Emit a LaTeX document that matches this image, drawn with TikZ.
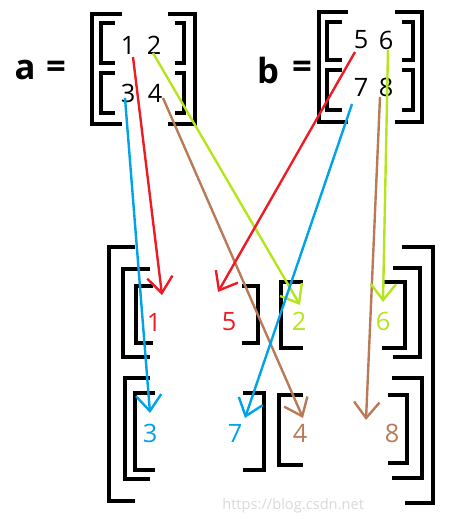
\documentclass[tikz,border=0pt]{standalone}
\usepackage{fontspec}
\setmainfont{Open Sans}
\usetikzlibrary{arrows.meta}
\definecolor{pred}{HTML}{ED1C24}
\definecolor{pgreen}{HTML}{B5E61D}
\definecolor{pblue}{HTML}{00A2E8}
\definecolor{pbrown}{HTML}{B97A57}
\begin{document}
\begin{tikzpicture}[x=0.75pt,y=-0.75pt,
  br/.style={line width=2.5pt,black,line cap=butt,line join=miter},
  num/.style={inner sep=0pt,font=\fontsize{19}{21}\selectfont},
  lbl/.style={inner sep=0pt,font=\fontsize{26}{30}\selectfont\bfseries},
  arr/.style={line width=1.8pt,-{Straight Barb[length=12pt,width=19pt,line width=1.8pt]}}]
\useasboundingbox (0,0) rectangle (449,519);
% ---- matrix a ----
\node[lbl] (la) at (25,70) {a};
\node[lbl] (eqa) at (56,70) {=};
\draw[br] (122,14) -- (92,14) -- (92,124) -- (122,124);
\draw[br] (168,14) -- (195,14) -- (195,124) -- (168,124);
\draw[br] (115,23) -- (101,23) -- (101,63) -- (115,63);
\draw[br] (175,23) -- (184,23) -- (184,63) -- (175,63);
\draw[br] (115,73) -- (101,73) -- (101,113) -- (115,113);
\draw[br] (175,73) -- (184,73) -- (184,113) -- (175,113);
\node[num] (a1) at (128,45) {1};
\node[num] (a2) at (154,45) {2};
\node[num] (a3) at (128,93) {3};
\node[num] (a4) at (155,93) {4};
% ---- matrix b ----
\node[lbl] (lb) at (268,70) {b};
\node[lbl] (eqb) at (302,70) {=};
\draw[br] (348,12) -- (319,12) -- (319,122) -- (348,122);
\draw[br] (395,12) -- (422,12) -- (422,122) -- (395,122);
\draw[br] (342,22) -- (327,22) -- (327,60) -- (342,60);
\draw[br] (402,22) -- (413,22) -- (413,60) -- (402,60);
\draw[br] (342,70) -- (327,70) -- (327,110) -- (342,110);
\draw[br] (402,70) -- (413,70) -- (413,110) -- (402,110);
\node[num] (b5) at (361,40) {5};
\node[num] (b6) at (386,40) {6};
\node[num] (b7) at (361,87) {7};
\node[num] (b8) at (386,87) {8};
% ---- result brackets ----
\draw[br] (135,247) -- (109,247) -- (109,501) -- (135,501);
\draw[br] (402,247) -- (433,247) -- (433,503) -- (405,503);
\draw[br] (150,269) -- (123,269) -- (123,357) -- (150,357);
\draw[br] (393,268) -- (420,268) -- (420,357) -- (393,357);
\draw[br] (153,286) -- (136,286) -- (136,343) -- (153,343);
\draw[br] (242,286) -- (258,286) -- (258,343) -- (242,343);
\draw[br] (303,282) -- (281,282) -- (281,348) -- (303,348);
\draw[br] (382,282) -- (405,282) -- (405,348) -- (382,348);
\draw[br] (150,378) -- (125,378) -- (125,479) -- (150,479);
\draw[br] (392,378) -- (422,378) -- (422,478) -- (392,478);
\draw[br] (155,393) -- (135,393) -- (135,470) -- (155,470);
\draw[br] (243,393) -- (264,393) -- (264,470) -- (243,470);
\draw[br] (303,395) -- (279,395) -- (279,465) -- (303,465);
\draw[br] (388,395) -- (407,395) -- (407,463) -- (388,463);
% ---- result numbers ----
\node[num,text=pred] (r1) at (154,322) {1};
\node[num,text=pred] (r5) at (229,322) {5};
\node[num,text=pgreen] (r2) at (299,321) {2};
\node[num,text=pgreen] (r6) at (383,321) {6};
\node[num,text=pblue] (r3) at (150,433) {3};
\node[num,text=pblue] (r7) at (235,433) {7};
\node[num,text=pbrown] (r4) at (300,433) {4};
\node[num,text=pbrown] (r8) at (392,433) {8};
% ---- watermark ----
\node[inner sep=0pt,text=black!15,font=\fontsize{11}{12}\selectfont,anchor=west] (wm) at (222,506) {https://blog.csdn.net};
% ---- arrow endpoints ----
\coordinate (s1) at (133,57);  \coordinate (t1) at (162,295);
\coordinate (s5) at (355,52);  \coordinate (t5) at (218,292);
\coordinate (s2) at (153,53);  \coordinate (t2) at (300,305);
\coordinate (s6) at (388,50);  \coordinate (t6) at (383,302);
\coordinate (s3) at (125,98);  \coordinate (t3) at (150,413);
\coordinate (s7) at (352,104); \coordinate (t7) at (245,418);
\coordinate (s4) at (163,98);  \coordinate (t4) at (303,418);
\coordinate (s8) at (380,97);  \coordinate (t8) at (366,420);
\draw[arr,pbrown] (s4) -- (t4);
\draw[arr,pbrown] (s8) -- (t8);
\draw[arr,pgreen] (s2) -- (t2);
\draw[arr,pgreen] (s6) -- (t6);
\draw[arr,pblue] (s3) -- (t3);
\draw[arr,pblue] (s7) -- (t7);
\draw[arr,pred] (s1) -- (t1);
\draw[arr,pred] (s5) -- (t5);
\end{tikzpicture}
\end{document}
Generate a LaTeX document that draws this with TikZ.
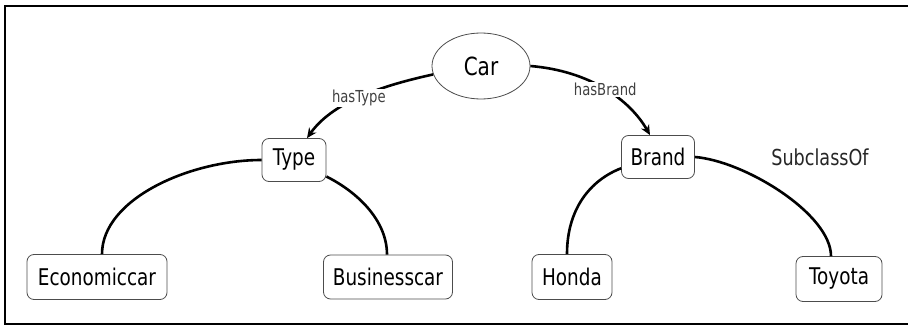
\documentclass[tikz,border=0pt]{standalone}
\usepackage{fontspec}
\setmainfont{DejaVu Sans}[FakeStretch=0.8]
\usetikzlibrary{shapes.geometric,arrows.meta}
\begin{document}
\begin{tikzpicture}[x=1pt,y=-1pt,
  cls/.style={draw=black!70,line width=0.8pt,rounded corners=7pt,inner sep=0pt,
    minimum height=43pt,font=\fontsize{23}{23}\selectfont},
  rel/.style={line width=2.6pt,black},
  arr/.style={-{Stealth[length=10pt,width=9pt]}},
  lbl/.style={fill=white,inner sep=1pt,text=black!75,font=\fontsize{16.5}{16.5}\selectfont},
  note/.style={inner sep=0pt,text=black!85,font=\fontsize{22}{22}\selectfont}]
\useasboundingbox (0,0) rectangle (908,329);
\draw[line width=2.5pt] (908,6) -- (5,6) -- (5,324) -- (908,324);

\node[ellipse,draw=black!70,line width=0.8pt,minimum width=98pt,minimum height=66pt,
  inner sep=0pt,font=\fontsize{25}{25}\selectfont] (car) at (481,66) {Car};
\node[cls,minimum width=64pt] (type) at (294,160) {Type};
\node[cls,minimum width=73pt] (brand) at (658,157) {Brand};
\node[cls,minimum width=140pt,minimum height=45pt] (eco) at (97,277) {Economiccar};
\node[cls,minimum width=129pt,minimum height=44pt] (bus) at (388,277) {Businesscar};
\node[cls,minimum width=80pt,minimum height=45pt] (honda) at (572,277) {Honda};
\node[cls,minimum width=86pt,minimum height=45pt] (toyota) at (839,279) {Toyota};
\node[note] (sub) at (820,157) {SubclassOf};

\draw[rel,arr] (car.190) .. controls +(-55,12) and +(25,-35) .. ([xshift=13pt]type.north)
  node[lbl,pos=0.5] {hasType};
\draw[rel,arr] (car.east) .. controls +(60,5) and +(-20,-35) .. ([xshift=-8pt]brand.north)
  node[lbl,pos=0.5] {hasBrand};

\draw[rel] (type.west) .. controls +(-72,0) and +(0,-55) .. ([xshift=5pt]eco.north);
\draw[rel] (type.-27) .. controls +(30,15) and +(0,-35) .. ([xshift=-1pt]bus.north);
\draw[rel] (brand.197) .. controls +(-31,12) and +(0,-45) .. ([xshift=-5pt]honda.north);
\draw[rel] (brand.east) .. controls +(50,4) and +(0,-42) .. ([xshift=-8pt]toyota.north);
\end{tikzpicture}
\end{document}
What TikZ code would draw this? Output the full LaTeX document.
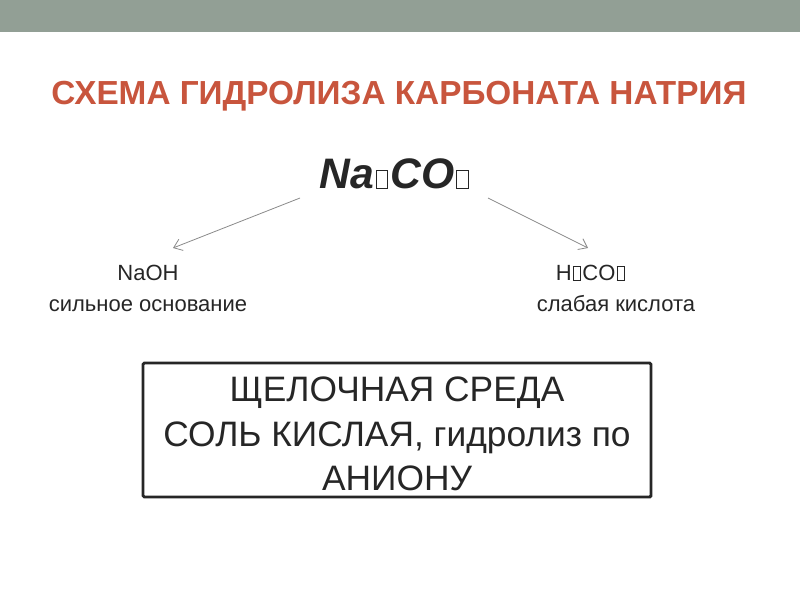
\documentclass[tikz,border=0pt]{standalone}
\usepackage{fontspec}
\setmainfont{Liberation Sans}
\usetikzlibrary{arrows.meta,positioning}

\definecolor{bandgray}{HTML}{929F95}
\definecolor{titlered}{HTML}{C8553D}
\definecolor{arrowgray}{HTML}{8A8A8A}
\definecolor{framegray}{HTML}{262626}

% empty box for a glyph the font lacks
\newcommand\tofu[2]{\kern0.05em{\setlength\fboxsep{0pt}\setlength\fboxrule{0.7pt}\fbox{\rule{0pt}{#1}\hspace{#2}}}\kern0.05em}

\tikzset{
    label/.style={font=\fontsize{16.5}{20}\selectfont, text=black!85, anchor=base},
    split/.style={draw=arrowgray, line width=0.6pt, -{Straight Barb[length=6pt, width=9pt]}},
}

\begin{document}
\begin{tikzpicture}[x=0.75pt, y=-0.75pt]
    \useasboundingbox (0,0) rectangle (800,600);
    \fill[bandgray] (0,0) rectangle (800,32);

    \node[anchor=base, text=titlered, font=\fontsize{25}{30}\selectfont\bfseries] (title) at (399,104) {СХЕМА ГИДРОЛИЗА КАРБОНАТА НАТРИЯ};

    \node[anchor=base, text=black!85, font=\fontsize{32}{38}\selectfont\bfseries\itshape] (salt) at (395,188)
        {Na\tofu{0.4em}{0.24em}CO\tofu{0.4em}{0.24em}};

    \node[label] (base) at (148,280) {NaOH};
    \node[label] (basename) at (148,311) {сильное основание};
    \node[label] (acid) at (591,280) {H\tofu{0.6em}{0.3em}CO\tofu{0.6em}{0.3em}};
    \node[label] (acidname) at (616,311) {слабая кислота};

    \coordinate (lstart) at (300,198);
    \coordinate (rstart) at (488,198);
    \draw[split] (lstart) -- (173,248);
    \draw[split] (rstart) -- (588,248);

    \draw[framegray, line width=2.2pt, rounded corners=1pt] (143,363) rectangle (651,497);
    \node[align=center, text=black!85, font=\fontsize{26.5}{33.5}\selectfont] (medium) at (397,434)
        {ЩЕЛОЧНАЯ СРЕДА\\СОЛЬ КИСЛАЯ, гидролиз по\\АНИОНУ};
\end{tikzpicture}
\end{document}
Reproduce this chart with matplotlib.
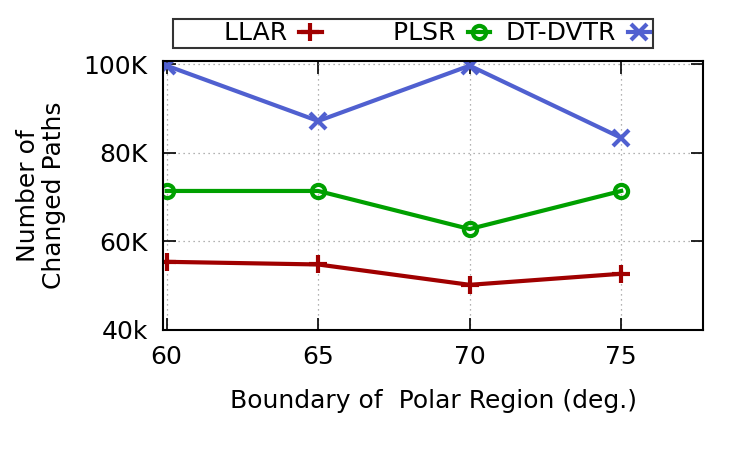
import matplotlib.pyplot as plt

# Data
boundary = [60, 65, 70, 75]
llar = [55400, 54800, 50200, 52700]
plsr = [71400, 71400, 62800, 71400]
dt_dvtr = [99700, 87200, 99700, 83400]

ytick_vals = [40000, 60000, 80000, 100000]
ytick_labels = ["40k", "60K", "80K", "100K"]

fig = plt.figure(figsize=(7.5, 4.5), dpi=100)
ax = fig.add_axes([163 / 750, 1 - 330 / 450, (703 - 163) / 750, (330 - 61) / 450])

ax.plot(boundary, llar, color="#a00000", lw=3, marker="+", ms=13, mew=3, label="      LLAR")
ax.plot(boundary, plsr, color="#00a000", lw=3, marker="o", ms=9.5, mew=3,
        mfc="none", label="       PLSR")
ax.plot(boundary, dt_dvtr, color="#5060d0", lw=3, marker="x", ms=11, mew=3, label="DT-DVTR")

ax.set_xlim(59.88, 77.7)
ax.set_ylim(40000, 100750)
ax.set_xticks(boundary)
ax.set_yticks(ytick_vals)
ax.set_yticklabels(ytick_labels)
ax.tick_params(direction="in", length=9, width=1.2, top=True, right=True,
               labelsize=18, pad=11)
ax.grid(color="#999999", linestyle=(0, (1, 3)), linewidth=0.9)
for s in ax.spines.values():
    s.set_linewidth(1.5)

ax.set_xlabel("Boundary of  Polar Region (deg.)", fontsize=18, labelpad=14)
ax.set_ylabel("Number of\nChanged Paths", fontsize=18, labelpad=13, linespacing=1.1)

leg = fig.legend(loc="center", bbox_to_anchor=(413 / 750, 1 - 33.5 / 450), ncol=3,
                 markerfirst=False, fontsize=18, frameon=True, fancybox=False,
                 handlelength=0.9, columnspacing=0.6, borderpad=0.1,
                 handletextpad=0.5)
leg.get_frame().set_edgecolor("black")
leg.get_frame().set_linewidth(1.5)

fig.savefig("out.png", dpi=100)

# THE PROBLEM:
Both the line containing "What TikZ code" and the line containing "(title) at (399,104)" belong in the copy, along with every line between them. Reproduce that stretch exactly, without the pictures.

# THE RESULT:
What TikZ code would draw this? Output the full LaTeX document.
\documentclass[tikz,border=0pt]{standalone}
\usepackage{fontspec}
\setmainfont{Liberation Sans}
\usetikzlibrary{arrows.meta,positioning}

\definecolor{bandgray}{HTML}{929F95}
\definecolor{titlered}{HTML}{C8553D}
\definecolor{arrowgray}{HTML}{8A8A8A}
\definecolor{framegray}{HTML}{262626}

% empty box for a glyph the font lacks
\newcommand\tofu[2]{\kern0.05em{\setlength\fboxsep{0pt}\setlength\fboxrule{0.7pt}\fbox{\rule{0pt}{#1}\hspace{#2}}}\kern0.05em}

\tikzset{
    label/.style={font=\fontsize{16.5}{20}\selectfont, text=black!85, anchor=base},
    split/.style={draw=arrowgray, line width=0.6pt, -{Straight Barb[length=6pt, width=9pt]}},
}

\begin{document}
\begin{tikzpicture}[x=0.75pt, y=-0.75pt]
    \useasboundingbox (0,0) rectangle (800,600);
    \fill[bandgray] (0,0) rectangle (800,32);

    \node[anchor=base, text=titlered, font=\fontsize{25}{30}\selectfont\bfseries] (title) at (399,104) {СХЕМА ГИДРОЛИЗА КАРБОНАТА НАТРИЯ};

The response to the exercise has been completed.